You can make a financial agreement before, during or after a marriage or de facto relationship. These agreements can cover:
- financial settlement (including superannuation entitlements)
- financial support (maintenance) of one spouse by the other, and
- any incidental issues.
To find out more about financial matters contact an experienced Scammell & Co. family lawyer.
We can meet at any of our 4 offices located throughout South Australia including Adelaide CBD, Port Adelaide, Walkerville and Gawler. Call or email us today to speak with a lawyer about your circumstances, or to book an appointment at an office convenient to you.
Click on the questions below to reveal the answer:
My former partner and I have separated. Is there an automatic 50/50 split of our assets?
No. Every property settlement is different and your interest will need to be determined based on the following:
- What is the net value of the matrimonial pool of assets?
- What contributions (financial or otherwise) did each party make during the relationship?
- What are the future needs of each party?
- Whether the agreement is just and equitable?
We recommend that you obtain legal advice on what your likely property settlement entitlements are before you negotiate with your former partner.
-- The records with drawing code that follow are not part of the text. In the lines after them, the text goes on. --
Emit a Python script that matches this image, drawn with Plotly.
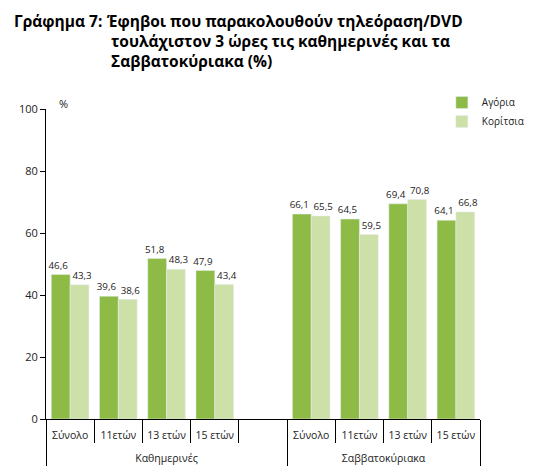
import plotly.graph_objects as go

# two groups of age categories; the blank slot keeps the gap between groups
periods = ["<br>Καθημερινές"] * 5 + ["<br>Σαββατοκύριακα"] * 4
ages = ["Σύνολο", "11ετών", "13 ετών", "15 ετών", " ",
        "Σύνολο", "11ετών", "13 ετών", "15 ετών"]

boys = [46.6, 39.6, 51.8, 47.9, None, 66.1, 64.5, 69.4, 64.1]
girls = [43.3, 38.6, 48.3, 43.4, None, 65.5, 59.5, 70.8, 66.8]

title_lines = ["Έφηβοι που παρακολουθούν τηλεόραση/DVD",
               "τουλάχιστον 3 ώρες τις καθημερινές και τα",
               "Σαββατοκύριακα (%)"]

font = "Open Sans"
W, H = 533, 467          # page body adds an 8px offset
L, R, T, B = 38, 51, 101, 56
pw, ph = W - L - R, H - T - B
nb = "\u00a0\u00a0"      # nudges paired labels apart a little


def px_x(x):
    return (x - L) / pw


def px_y(y):
    return 1 + (T - y) / ph


fig = go.Figure()
fig.add_trace(go.Bar(
    x=[periods, ages], y=boys, name="Αγόρια",
    marker_color="#8DBB45",
    texttemplate="%{y:.1f}" + nb, textposition="outside",
    textfont=dict(size=10.5, color="#222222"), cliponaxis=False,
))
fig.add_trace(go.Bar(
    x=[periods, ages], y=girls, name="Κορίτσια",
    marker_color="#CDE0A8",
    texttemplate=nb + "%{y:.1f}", textposition="outside",
    textfont=dict(size=10.5, color="#222222"), cliponaxis=False,
))

fig.update_layout(
    width=W, height=H,
    margin=dict(l=L, r=R, t=T, b=B),
    plot_bgcolor="white", paper_bgcolor="white",
    font=dict(family=font, size=10.5, color="#222222"),
    separators=",.",
    barmode="group", bargap=0.22, bargroupgap=0,
    showlegend=True,
    legend=dict(x=px_x(532), y=px_y(80), xanchor="right", yanchor="top",
                font=dict(size=10), itemwidth=30, tracegroupgap=0,
                bgcolor="rgba(0,0,0,0)"),
    uniformtext=dict(minsize=9, mode="show"),
)
fig.update_xaxes(
    type="multicategory", showline=True, linecolor="black", linewidth=1,
    ticks="outside", tickson="boundaries", ticklen=23, tickcolor="black",
    showdividers=True, dividercolor="black", dividerwidth=1,
    showgrid=False, tickfont=dict(size=10.5), tickangle=0, automargin=False,
    ticklabelstandoff=6,
)
fig.update_yaxes(
    range=[0, 100], dtick=20, showline=True, linecolor="black", linewidth=1,
    ticks="outside", ticklen=5, tickcolor="black", showgrid=False,
    zeroline=False, tickfont=dict(size=11), automargin=False,
)

fig.add_annotation(text="%", x=px_x(49), y=px_y(95), xref="paper", yref="paper",
                   xanchor="left", yanchor="middle", showarrow=False,
                   font=dict(size=11))
fig.add_annotation(
    text="<b>Γράφημα 7:</b>", x=px_x(3), y=px_y(0), xref="paper", yref="paper",
    xanchor="left", yanchor="top", showarrow=False,
    font=dict(size=15.5, family=font, color="black"))
for line, lx, ly in zip(title_lines, [98, 102, 102], [0, 20, 40]):
    fig.add_annotation(
        text="<b>" + line + "</b>", x=px_x(lx), y=px_y(ly),
        xref="paper", yref="paper", xanchor="left", yanchor="top",
        showarrow=False, font=dict(size=15.5, family=font, color="black"))

fig.write_html("out.html")
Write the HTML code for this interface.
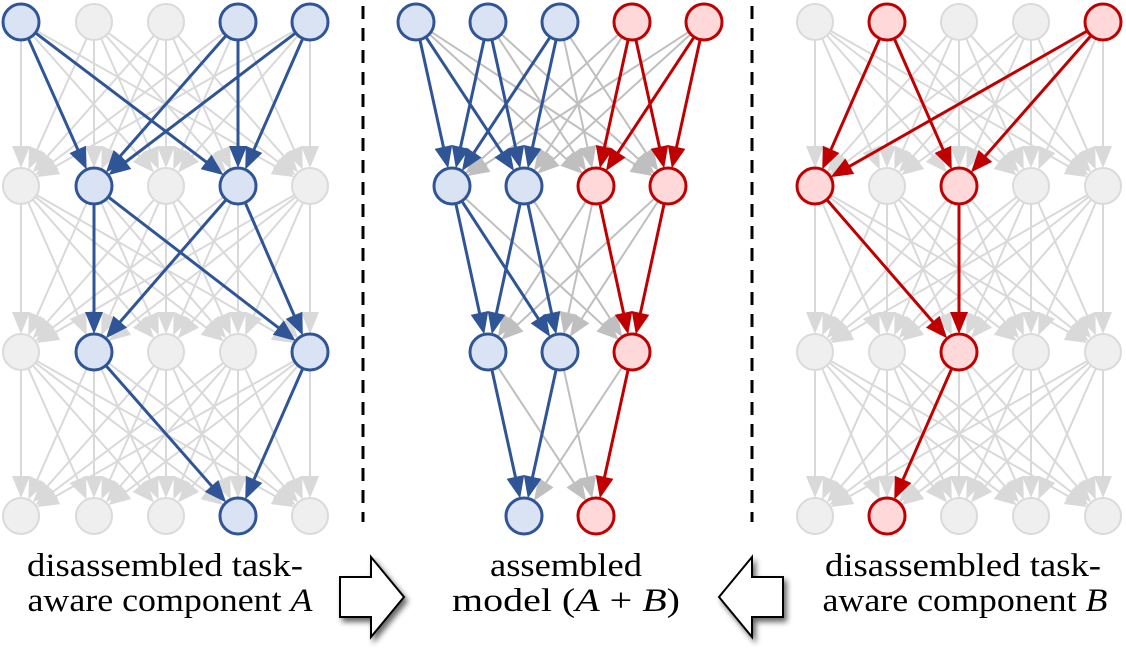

You otherwise run the risk of prejudicing your case by agreeing to a settlement that is less than your legal entitlements.
Do I need a lawyer if I can agree on a division of property with my former partner?
It is in your interest to instruct a lawyer to draft the documents required to ensure your settlement is final, enforceable and binding. Those documents need to be carefully drafted so that the effect you both intended is properly recorded with no hidden surprises, and to avoid a future claim from your former partner.
Without a Court order or a Binding Financial Agreement, your informal agreement would not be legally enforceable under the Family Law Act and could be altered at a later date to your disadvantage. You could find yourself liable for your partner’s debt, or subject to a claim on property in your sole name, even for those acquired after separation.
While Consent Orders can be entered into without legal advice, you may be at risk if you agree to a division of property by Court Order without first seeking legal advice. We recommend that you obtain advice so that you are well informed of your entitlements and any potential disadvantages to you before entering into an agreement.
If I live with my partner who owns the home we both live in, do I have an interest in the home?
If I inherit money during my relationship, do I get to keep it all if we separate?
Do I need a new Will when I separate?
Yes. People often separate but forget to change their Will. This means your former spouse could inherit your estate with his/her children. Your new partner might potentially miss out unless he/she challenges your Will through messy and expensive Supreme Court proceedings. This can be avoided by making your intentions clear in a new Will after you separate.
Whenever a married couple separate, each person should renew his/her Will, ensure they have appointed Powers of Attorney and Guardianship, and if necessary change the nominated beneficiary of their superannuation funds.
How do I keep legal costs down?
For some applications to the Court, we can help determine if you qualify for a reduction or exemption from the Court filling fee. This can result in savings of several hundreds of dollars.
There are also situations where we can offer to defer payment of our fees to final settlement.
For all other situations, your legal costs can be minimised by:
- Responding to correspondences from your lawyer in a timely and complete manner;
- Sending your lawyer an agenda of your questions before you meet;
- Making 2 copies of documents that need to be disclosed (one for your lawyer and one for your former partner or his/her lawyer);
- Producing documents sought from your lawyer in the first instance; and
- Considering whether the value of the matter in dispute outweighs the legal costs involved.